Bayer Uerdingen Dynamo Dresden 7-3
Foto: imago/Kicker/Eissner/ Arte: O Futebólogo
O Dynamo Dresden não teve tempo de respirar. Pouco depois do reinício da partida, sofreu outro golpe. De um lateral cobrado na área nasceu outro pênalti, já que a bola foi cabeceada e encontrou a mão do defensor vindo da Alemanha Oriental. Outra vez, Wolfgang Funkel foi para a marca da cal e converteu: 6 a 3. A partir daquele momento, faltava apenas um. O cenário de tragédia se transformara. A esperança tomou o estádio.

O Dynamo voltou à carga. Assustou. Mas não conseguiu marcar. O Bayer, sim. Faltando três minutos para o término do jogo, Wolfgang Schäfer se aproveitou do desespero adversário e encontrou o quadro perfeito para um contragolpe fatal. “Aquilo foi além da imaginação de todos”, falou Wolfgang Funkel ao Welt. “Queríamos, ao menos, machucar o Dresden”, asseverou Bommer.

Com quase todos os seus jogadores na área rival, o Dresden viu o atacante adversário recuperar a bola após uma tentativa de cobrança de lateral na marca do pênalti e sair em disparada, quase sozinho. Ao final, só teve de bater o goleiro e correr para o abraço e a consagração. Era o 7 a 3. O Uerdingen estava classificado às semifinais da Recopa. Enfrentaria o Atlético de Madrid.


Cabeças rolaram e o futuro foi terrível para os dois lados


Para o Uerdingen a celebração durou pouco, já que logo veio a eliminação ante os Colchoneros. Ainda assim, o time abandonou o certame satisfeito. Chegar entre os quatro melhores era muito bom para um estreante. O problema é o que veio depois. O futuro não foi bom para gregos nem troianos. Nesse caso, alemães ocidentais e orientais não tiveram muito o que comemorar.
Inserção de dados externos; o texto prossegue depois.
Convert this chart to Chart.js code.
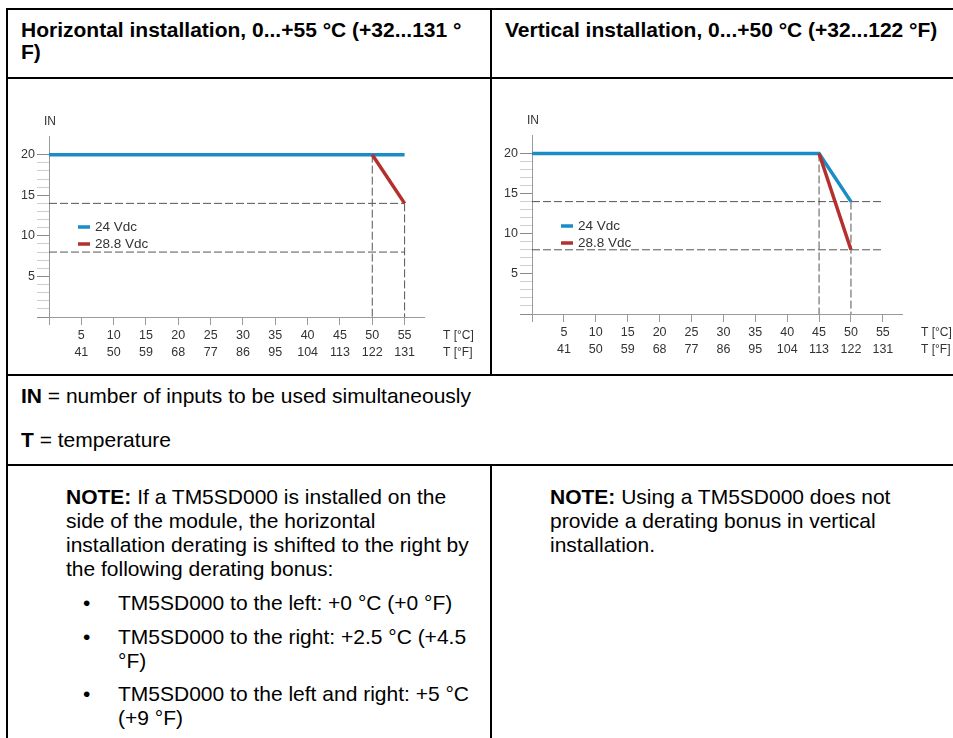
<!DOCTYPE html>
<html>
<head>
<meta charset="utf-8">
<script src="https://cdn.jsdelivr.net/npm/chart.js@4"></script>
<style>
  body { margin: 0; background: #fff; font-family: "Liberation Sans", Arial, sans-serif; color: #000; }
  #page { position: relative; width: 953px; height: 738px; overflow: hidden; }
  .ln { position: absolute; background: #000; }
  .tx { position: absolute; white-space: nowrap; font-size: 21px; line-height: 24px; }
  .hd { font-weight: bold; font-size: 21px; line-height: 22px; }
  canvas { position: absolute; }
</style>
</head>
<body>
<div id="page">
  <!-- table rules -->
  <div class="ln" style="left:6px;top:8px;width:947px;height:2px"></div>
  <div class="ln" style="left:6px;top:8px;width:2px;height:730px"></div>
  <div class="ln" style="left:6px;top:77px;width:947px;height:2px"></div>
  <div class="ln" style="left:490px;top:8px;width:2px;height:367px"></div>
  <div class="ln" style="left:6px;top:374px;width:947px;height:2px"></div>
  <div class="ln" style="left:6px;top:464px;width:947px;height:2px"></div>
  <div class="ln" style="left:490px;top:464px;width:2px;height:274px"></div>

  <div class="tx hd" style="left:21px;top:19px">Horizontal installation, 0...+55 °C (+32...131 °<br>F)</div>
  <div class="tx hd" style="left:505px;top:19px">Vertical installation, 0...+50 °C (+32...122 °F)</div>

  <canvas id="chartH" width="481" height="294" style="left:9px;top:80px"></canvas>
  <canvas id="chartV" width="461" height="294" style="left:492px;top:80px"></canvas>

  <div class="tx" style="left:21px;top:384px"><b>IN</b> = number of inputs to be used simultaneously</div>
  <div class="tx" style="left:21px;top:428px"><b>T</b> = temperature</div>

  <div class="tx" style="left:66px;top:485px"><b>NOTE:</b> If a TM5SD000 is installed on the<br>side of the module, the horizontal<br>installation derating is shifted to the right by<br>the following derating bonus:</div>
  <div class="tx" style="left:83px;top:591px">•</div>
  <div class="tx" style="left:118px;top:591px">TM5SD000 to the left: +0 °C (+0 °F)</div>
  <div class="tx" style="left:83px;top:625px">•</div>
  <div class="tx" style="left:118px;top:625px">TM5SD000 to the right: +2.5 °C (+4.5<br>°F)</div>
  <div class="tx" style="left:83px;top:682px">•</div>
  <div class="tx" style="left:118px;top:682px">TM5SD000 to the left and right: +5 °C<br>(+9 °F)</div>

  <div class="tx" style="left:550px;top:485px"><b>NOTE:</b> Using a TM5SD000 does not<br>provide a derating bonus in vertical<br>installation.</div>
</div>

<script>
// temperature axis ticks (°C with matching °F)
const tempTicksC = [0, 5, 10, 15, 20, 25, 30, 35, 40, 45, 50, 55];
const tempTicksF = [32, 41, 50, 59, 68, 77, 86, 95, 104, 113, 122, 131];
// IN axis ticks, labelled every 5
const inTicks = [0, 1, 2, 3, 4, 5, 6, 7, 8, 9, 10, 11, 12, 13, 14, 15, 16, 17, 18, 19, 20];

const seriesNames = ["24 Vdc", "28.8 Vdc"];
const seriesColors = ["#1a8cc8", "#b3302c"];

// horizontal installation
const hTemp24 = [0, 55];
const hIn24 = [20, 20];
const hTemp288 = [50, 55];
const hIn288 = [20, 14];
// dashed helper lines: [t1, in1, t2, in2]
const hGuides = [[0, 14, 55, 14], [0, 8, 55, 8], [50, 20, 50, 0], [55, 14, 55, 0]];

// vertical installation
const vTemp24 = [0, 45, 50];
const vIn24 = [20, 20, 14];
const vTemp288 = [45, 50];
const vIn288 = [20, 8];
const vGuides = [[0, 14, 55, 14], [0, 8, 55, 8], [45, 20, 45, 0], [50, 14, 50, 0]];

const axisGray = "#9a9a9a";
const textGray = "#333";

function pts(xs, ys) {
  return xs.map((x, i) => ({ x: x, y: ys[i] }));
}

// draws IN / T labels and the small legend inside the plot
const decor = {
  id: "decor",
  afterDraw(chart) {
    const { ctx, chartArea } = chart;
    ctx.save();
    ctx.fillStyle = textGray;
    ctx.font = "12px 'Liberation Sans', Arial, sans-serif";
    ctx.textAlign = "center";
    ctx.textBaseline = "middle";
    ctx.fillText("IN", chartArea.left + 1, chartArea.top - 14);

    const rowY = chartArea.bottom + 19;
    ctx.textAlign = "left";
    ctx.fillText("T [°C]", chartArea.right + 19, rowY);
    ctx.fillText("T [°F]", chartArea.right + 19, rowY + 17);

    ctx.font = "13.5px 'Liberation Sans', Arial, sans-serif";
    seriesNames.forEach((name, i) => {
      const y = chartArea.top + 91 + i * 17;
      const x = chartArea.left + 29;
      ctx.strokeStyle = seriesColors[i];
      ctx.lineWidth = 3.5;
      ctx.beginPath();
      ctx.moveTo(x, y);
      ctx.lineTo(x + 12, y);
      ctx.stroke();
      ctx.fillStyle = textGray;
      ctx.fillText(name, x + 17, y);
    });
    ctx.restore();
  }
};

function makeChart(id, s24, s288, guides, padRight, padTop, xHeight) {
  const datasets = [
    { data: s288, borderColor: seriesColors[1], borderWidth: 3.5 },
    { data: s24, borderColor: seriesColors[0], borderWidth: 3.5 }
  ];
  guides.forEach(g => {
    datasets.push({
      data: [{ x: g[0], y: g[1] }, { x: g[2], y: g[3] }],
      borderColor: "#555",
      borderWidth: 1,
      borderDash: [8, 3]
    });
  });
  datasets.forEach(d => { d.pointRadius = 0; d.tension = 0; d.clip = false; d.borderCapStyle = "butt"; });

  return new Chart(document.getElementById(id), {
    type: "line",
    data: { datasets: datasets },
    plugins: [decor],
    options: {
      responsive: false,
      animation: false,
      layout: { padding: { left: 0, right: padRight, top: padTop, bottom: 0 } },
      plugins: { legend: { display: false }, tooltip: { enabled: false } },
      scales: {
        x: {
          type: "linear",
          min: 0,
          max: 58,
          afterBuildTicks: (a) => { a.ticks = tempTicksC.map(v => ({ value: v })); },
          afterFit: (s) => { s.height = xHeight; },
          border: { color: axisGray },
          grid: { drawOnChartArea: false, tickLength: 8, tickColor: axisGray },
          ticks: {
            autoSkip: false,
            maxRotation: 0,
            padding: 2,
            color: textGray,
            font: { size: 12.5, lineHeight: 1.35 },
            callback: (v) => {
              const i = tempTicksC.indexOf(v);
              return i > 0 ? [String(tempTicksC[i]), String(tempTicksF[i])] : "";
            }
          }
        },
        y: {
          type: "linear",
          min: 0,
          max: 22.3,
          afterBuildTicks: (a) => { a.ticks = inTicks.map(v => ({ value: v })); },
          afterFit: (s) => { s.width = 40; },
          border: { color: axisGray },
          grid: {
            drawOnChartArea: false,
            tickLength: 12,
            tickColor: (c) => (c.tick && c.tick.value % 5 === 0 ? "#8a8a8a" : "#cfcfcf")
          },
          ticks: {
            autoSkip: false,
            padding: 2,
            color: textGray,
            font: { size: 12.5 },
            callback: (v) => (v % 5 === 0 && v > 0 ? String(v) : "")
          }
        }
      }
    }
  });
}

makeChart("chartH", pts(hTemp24, hIn24), pts(hTemp288, hIn288), hGuides, 66, 56, 57);
makeChart("chartV", pts(vTemp24, vIn24), pts(vTemp288, vIn288), vGuides, 51, 55, 60);
</script>
</body>
</html>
De volta a Dresden, começou a caça às bruxas, que culminou na demissão do treinador Sammer. Segundo reporta o livro The Rough Guide to Cult Football, de acordo com a Stasi, a polícia secreta da Alemanha Oriental, Sammer passou a ser visto como “alguém em quem não se podia mais confiar”. O comandante confirmou o peso daquele encontro em seu futuro: “Me recusei a continuar no trabalho, porque minha saída era apenas uma questão de forma”, falou ao Sport.de.

Na sequência, o Dynamo conquistaria mais dois títulos da Alemanha Oriental e seria um dos orientais contemplados com uma vaga na Bundesliga, após a queda do Muro de Berlim e a reunificação germânica. No entanto, descapitalizado, fez quatro campanhas medíocres, e foi rebaixado em 1995. Completamente endividado, teve a licença para a disputa da segunda divisão negada e desceu à terceirona. Em constante ioiô, nunca voltou à elite.

Klaus Sammer Dresden Dynamo
Foto: saechsische.de/ Arte: O Futebólogo
Além disso, o clube foi obrigado a conviver com um outro problema, já que Lippmann “desertou”. Após aquele encontro marcante, o atacante não retornou à Alemanha Oriental e foi taxado como traidor da pátria. Após um ano de suspensão, ele acabaria firmando com o Nuremberg.

Já o Bayer viveria mais um tempo de alegrias, disputando a Copa da Uefa da temporada seguinte, mas logo perderia relevância. Em 1991, o time foi rebaixado. Voltaria à elite para mais três campanhas, mas, em 1995, perderia seu grande suporte: a Bayer abandonou os investimentos no clube, que, em 1999, já estava na terceira divisão. 

Em menos de 10 anos, Dresden e Uerdingen deixaram os holofotes da Europa e rumaram à escuridão das divisões inferiores da Alemanha, sempre lembrados pela incrível disputa continental daquele 19 de março de 1986, que ficou conhecido como “O Milagre de Grotenburg”.